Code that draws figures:
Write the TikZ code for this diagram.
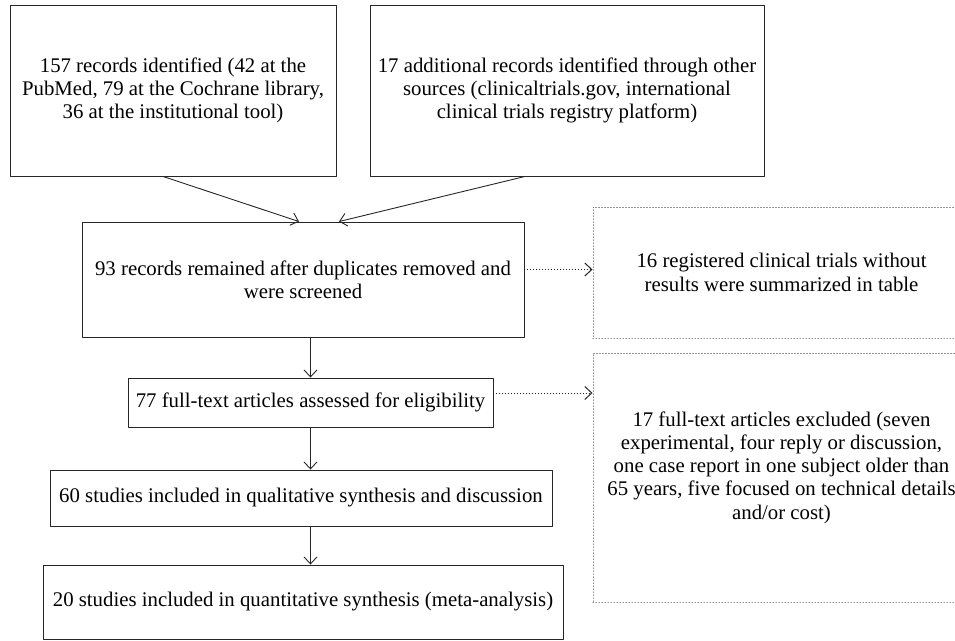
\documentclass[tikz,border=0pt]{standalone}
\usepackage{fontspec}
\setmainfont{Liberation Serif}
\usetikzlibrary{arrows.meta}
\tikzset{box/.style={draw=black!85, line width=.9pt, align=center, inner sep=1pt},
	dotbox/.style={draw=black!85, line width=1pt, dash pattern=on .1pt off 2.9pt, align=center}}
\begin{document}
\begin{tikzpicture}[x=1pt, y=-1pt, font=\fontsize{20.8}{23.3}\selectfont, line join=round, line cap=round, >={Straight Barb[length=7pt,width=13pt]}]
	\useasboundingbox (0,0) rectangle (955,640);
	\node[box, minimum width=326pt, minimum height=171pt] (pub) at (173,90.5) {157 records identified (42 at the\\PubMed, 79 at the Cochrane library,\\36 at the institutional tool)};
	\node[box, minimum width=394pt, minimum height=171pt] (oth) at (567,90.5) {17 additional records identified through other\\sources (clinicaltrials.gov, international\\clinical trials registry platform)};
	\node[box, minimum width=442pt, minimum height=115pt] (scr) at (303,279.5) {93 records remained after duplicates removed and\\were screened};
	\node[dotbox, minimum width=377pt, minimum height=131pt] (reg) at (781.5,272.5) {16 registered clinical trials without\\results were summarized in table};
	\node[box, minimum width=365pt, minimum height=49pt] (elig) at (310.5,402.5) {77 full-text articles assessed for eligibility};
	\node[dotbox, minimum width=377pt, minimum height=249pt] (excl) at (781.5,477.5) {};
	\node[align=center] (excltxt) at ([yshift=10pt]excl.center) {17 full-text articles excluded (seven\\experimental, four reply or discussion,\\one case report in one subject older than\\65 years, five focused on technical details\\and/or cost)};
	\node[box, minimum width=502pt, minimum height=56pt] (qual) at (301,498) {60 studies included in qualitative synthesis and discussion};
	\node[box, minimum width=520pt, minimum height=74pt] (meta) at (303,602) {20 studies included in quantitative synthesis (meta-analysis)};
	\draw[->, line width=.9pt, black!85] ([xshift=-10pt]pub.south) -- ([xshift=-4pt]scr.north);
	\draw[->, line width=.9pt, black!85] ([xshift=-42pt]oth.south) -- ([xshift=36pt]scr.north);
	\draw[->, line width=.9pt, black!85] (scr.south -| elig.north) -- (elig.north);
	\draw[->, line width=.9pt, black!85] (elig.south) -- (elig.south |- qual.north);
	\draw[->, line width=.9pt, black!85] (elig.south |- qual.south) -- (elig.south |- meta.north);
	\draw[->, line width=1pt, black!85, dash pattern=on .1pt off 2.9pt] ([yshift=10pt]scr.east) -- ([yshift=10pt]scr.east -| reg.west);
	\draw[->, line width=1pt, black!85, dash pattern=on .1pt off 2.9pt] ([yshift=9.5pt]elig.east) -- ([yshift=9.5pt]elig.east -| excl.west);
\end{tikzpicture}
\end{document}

* * *

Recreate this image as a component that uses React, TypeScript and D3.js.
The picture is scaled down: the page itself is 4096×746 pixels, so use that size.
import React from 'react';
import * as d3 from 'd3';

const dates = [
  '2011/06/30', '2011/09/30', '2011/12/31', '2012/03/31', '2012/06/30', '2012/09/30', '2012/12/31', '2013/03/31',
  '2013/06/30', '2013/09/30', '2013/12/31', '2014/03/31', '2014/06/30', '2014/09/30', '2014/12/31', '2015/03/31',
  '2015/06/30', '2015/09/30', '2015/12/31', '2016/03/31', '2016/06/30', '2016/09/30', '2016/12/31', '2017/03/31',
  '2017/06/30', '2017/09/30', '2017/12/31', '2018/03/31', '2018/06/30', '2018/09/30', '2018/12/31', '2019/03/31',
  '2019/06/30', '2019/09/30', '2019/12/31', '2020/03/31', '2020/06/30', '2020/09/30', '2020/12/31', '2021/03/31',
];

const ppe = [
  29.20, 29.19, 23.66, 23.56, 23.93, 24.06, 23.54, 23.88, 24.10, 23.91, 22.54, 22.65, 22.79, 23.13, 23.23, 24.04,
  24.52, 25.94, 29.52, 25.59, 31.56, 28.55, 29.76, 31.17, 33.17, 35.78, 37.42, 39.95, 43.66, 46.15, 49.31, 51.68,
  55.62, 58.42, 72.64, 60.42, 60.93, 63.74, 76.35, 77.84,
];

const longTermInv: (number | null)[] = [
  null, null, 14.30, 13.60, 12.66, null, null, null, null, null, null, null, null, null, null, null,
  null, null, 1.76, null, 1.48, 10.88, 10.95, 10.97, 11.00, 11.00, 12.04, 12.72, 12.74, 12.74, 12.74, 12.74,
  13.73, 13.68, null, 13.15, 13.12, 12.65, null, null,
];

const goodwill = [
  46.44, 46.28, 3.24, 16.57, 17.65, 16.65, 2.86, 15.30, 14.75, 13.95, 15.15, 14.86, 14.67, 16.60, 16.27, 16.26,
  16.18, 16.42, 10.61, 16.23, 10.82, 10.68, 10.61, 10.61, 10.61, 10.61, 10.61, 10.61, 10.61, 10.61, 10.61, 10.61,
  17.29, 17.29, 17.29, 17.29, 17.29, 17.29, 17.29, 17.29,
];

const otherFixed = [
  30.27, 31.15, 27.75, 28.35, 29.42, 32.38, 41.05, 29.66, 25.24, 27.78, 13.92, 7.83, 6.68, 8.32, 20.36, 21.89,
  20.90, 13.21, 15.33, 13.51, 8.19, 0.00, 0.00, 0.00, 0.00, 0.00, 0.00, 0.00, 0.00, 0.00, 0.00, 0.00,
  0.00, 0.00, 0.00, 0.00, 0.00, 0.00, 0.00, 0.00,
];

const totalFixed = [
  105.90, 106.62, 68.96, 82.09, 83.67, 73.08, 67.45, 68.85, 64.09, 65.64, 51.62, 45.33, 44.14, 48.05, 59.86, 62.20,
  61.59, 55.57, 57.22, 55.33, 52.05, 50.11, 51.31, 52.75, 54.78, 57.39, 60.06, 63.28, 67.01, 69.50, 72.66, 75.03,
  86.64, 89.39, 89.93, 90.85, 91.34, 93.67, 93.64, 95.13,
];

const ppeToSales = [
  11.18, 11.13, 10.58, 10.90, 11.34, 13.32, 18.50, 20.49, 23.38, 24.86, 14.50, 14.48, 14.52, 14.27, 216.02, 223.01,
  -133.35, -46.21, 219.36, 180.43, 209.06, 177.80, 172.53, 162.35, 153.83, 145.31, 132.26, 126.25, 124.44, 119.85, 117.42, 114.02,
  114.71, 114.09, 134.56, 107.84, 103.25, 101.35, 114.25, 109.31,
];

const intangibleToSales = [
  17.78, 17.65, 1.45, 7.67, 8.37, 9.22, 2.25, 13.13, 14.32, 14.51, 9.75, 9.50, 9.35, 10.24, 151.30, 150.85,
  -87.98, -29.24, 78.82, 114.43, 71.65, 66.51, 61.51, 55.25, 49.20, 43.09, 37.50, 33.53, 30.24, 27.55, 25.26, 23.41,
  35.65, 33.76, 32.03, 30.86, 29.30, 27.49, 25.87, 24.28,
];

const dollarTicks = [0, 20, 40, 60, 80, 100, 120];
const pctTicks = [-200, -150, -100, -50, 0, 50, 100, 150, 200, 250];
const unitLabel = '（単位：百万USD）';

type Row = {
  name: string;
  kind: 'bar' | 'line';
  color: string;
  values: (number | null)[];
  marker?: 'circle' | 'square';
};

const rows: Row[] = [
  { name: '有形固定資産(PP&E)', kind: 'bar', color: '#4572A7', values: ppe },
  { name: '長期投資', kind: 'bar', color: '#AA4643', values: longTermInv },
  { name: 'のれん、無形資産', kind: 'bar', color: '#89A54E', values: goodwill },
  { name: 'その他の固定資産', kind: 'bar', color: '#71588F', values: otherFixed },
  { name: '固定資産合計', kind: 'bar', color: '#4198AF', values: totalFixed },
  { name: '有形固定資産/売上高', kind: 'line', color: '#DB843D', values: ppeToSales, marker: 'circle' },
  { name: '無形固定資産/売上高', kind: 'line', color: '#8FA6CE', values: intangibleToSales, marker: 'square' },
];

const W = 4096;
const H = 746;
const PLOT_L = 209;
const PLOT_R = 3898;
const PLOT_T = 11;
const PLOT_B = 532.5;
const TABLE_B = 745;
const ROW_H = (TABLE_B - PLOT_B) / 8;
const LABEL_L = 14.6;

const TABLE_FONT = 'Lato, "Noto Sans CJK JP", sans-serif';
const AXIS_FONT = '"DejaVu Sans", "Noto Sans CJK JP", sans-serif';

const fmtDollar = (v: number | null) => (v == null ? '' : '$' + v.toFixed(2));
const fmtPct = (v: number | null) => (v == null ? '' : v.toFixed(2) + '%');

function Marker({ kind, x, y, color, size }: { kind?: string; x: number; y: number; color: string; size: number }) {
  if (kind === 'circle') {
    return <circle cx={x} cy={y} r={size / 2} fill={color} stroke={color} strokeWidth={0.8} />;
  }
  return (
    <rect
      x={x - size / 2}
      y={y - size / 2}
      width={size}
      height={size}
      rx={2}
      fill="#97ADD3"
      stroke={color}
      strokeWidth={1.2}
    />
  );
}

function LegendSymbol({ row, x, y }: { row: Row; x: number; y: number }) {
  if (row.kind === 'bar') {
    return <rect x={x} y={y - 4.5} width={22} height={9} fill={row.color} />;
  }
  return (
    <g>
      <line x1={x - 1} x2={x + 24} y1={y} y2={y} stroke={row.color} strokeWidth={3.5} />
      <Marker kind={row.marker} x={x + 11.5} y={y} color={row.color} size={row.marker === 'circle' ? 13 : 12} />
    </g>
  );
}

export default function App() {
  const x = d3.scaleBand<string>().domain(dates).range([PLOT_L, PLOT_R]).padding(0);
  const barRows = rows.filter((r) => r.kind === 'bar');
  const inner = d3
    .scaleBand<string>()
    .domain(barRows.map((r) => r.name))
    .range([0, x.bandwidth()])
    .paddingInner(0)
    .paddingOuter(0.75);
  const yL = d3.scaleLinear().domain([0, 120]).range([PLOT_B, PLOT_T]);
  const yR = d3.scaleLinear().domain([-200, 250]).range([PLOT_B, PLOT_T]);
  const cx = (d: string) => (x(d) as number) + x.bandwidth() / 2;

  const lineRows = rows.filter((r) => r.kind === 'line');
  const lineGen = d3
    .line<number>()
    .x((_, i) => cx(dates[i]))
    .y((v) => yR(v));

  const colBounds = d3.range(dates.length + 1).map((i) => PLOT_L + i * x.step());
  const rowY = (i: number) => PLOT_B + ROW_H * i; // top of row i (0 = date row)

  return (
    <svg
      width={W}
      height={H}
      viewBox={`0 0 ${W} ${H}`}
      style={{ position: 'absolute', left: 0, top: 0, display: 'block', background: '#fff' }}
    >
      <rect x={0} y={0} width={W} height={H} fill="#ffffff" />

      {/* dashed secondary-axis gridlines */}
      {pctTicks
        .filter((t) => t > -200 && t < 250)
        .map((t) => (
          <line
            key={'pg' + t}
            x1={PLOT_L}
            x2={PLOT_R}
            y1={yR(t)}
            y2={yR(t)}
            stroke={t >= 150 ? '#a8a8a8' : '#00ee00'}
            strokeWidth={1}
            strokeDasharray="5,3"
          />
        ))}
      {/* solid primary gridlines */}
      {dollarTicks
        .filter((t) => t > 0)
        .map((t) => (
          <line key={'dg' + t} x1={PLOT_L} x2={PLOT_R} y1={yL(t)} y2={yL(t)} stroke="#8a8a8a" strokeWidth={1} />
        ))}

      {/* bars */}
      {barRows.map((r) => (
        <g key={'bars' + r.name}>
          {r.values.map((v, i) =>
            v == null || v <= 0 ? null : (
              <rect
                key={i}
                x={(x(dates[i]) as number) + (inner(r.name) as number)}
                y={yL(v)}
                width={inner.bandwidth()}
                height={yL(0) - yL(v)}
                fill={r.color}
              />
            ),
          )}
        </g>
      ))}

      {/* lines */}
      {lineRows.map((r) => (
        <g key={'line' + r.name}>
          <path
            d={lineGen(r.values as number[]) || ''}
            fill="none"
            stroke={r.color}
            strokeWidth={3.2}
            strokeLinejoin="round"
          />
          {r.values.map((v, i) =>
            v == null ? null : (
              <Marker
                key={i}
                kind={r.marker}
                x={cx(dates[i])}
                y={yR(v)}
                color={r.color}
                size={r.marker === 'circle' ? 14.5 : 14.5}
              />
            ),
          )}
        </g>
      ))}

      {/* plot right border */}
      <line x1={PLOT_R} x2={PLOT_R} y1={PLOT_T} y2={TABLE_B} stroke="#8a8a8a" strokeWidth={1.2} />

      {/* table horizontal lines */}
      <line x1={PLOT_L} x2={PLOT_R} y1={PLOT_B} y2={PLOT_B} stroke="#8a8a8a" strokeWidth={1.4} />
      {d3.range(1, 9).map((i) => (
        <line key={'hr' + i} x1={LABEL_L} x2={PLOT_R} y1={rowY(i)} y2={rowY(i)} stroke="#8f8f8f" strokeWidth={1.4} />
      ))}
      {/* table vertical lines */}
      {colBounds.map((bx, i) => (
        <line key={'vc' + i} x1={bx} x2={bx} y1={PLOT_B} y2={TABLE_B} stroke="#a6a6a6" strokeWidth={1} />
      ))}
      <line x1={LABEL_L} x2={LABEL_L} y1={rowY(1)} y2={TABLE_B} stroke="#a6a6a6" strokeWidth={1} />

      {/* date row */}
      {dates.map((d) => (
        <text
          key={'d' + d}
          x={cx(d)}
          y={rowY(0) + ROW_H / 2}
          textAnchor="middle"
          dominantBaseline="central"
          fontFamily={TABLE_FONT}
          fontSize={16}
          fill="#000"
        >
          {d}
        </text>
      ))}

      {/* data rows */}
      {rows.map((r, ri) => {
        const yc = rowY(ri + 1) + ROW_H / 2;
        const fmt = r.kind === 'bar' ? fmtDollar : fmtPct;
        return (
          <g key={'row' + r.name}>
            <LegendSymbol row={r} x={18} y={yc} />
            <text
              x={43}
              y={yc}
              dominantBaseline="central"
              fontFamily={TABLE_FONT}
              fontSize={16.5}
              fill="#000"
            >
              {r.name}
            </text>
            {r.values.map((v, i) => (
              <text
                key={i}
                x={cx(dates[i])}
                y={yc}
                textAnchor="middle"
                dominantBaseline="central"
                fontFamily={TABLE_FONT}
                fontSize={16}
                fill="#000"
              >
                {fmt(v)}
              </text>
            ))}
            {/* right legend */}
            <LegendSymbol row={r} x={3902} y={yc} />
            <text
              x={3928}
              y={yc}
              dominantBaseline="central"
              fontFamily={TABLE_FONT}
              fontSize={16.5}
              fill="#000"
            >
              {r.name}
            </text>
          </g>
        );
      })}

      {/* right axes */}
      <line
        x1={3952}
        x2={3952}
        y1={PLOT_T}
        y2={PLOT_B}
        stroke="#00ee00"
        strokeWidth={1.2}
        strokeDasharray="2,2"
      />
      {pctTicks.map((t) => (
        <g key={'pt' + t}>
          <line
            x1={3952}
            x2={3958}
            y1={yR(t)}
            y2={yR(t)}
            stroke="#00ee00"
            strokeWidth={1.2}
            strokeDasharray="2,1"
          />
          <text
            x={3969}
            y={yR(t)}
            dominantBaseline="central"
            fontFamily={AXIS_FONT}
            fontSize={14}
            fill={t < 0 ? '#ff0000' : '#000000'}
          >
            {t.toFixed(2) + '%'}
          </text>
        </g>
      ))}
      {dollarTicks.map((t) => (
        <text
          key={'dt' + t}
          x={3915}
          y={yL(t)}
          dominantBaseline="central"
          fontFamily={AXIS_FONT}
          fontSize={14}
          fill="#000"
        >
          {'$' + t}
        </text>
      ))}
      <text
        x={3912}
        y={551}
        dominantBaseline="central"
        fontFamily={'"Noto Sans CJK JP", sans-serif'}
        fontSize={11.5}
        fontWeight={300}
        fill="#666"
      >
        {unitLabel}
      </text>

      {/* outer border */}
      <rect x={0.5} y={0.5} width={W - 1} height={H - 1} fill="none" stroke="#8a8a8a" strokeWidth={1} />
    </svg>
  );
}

--

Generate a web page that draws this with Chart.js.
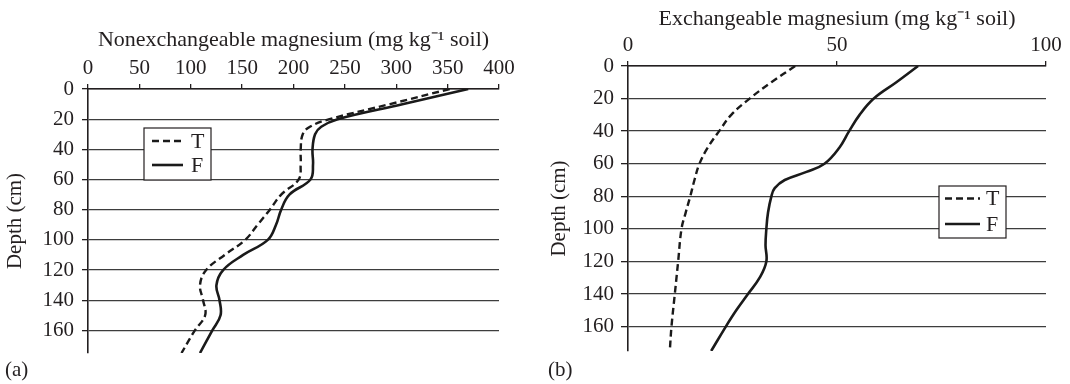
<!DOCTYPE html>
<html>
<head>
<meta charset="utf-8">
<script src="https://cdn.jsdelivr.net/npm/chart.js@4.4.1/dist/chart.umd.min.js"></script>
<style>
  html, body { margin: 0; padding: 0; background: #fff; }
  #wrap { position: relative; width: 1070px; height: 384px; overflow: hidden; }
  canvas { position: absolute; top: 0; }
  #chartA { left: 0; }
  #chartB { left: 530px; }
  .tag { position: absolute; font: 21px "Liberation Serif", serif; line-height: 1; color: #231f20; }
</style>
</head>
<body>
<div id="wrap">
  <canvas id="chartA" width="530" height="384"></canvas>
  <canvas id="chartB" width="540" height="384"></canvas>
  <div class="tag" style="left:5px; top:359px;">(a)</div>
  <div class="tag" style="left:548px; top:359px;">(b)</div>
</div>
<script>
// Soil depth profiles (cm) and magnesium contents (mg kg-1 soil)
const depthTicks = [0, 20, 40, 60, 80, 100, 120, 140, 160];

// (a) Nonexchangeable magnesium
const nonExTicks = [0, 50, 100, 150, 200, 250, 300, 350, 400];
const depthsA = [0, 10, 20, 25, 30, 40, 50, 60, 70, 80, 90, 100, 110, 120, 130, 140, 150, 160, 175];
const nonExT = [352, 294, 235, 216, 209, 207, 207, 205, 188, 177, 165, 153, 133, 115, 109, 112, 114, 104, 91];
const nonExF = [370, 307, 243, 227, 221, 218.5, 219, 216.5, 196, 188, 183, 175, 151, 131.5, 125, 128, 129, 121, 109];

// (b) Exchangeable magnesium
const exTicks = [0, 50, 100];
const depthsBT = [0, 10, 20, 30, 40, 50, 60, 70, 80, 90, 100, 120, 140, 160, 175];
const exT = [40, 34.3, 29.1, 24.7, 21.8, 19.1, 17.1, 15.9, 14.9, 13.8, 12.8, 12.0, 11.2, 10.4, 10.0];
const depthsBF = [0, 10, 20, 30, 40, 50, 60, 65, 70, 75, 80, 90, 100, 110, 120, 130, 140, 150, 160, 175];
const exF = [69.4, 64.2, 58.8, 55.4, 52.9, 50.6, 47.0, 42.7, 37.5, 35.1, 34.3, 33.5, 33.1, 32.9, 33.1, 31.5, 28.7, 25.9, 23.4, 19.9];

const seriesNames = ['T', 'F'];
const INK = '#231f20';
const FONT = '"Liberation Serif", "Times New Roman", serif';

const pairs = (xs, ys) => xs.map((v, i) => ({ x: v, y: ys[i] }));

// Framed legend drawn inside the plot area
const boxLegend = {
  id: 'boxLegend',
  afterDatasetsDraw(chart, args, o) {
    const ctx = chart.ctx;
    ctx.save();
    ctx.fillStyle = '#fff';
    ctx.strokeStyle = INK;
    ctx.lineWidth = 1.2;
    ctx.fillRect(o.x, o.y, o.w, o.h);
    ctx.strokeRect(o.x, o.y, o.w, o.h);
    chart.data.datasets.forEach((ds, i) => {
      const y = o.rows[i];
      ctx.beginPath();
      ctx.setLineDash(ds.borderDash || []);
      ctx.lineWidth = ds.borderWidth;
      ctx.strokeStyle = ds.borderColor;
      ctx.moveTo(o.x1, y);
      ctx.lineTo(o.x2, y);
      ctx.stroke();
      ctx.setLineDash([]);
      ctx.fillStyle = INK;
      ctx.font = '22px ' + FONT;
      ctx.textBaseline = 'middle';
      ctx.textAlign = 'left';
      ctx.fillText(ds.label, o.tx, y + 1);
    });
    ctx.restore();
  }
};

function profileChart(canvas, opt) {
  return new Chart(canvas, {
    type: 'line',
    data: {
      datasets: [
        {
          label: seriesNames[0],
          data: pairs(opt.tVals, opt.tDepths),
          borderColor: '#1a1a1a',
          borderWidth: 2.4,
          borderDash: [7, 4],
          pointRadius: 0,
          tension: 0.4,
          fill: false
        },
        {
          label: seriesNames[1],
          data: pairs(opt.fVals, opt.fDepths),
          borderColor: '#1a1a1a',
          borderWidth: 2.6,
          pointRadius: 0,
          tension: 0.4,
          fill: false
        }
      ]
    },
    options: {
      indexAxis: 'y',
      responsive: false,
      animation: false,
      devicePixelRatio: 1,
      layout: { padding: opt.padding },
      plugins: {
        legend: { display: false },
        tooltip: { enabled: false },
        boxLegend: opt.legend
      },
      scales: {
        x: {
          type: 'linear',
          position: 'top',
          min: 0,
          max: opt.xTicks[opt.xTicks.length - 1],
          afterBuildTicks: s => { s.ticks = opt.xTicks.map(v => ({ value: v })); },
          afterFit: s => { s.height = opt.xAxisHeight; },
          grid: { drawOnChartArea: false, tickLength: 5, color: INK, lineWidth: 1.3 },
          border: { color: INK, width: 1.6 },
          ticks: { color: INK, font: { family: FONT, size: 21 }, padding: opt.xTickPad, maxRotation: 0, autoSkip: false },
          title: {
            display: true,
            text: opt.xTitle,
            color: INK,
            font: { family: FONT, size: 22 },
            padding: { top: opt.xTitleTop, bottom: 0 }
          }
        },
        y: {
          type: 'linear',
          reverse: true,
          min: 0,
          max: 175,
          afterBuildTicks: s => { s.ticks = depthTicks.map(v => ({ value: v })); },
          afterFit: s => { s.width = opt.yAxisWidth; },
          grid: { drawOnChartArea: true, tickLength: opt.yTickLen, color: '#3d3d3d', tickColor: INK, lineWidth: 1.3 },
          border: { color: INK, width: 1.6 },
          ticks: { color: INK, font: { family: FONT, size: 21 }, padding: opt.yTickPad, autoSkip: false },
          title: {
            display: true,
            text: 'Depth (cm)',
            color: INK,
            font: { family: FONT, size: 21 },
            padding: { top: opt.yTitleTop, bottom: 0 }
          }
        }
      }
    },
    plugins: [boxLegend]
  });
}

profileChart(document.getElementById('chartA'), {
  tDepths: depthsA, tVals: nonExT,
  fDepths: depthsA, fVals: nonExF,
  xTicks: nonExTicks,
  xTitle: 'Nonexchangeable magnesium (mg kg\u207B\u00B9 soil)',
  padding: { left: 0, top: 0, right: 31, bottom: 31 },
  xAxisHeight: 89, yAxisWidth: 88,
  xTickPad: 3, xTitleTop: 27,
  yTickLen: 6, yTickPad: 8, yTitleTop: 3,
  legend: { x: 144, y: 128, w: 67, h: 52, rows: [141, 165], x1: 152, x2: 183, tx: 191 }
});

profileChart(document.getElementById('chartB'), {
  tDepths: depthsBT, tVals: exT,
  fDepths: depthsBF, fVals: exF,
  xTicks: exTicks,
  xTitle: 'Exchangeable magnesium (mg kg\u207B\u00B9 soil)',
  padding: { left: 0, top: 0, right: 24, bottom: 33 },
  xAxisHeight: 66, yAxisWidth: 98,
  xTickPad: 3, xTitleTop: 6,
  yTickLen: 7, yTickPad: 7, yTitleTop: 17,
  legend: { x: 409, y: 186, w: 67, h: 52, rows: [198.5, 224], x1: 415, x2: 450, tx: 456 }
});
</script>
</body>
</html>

## BRIEF
Nothing outside the span should appear: copy exactly from the line with "Recreate this image" through the line with "import * as d3 from 'd3';".

## FINAL ANSWER
Recreate this image as a component that uses React, TypeScript and D3.js.
The picture is scaled down: the page itself is 4096×746 pixels, so use that size.
import React from 'react';
import * as d3 from 'd3';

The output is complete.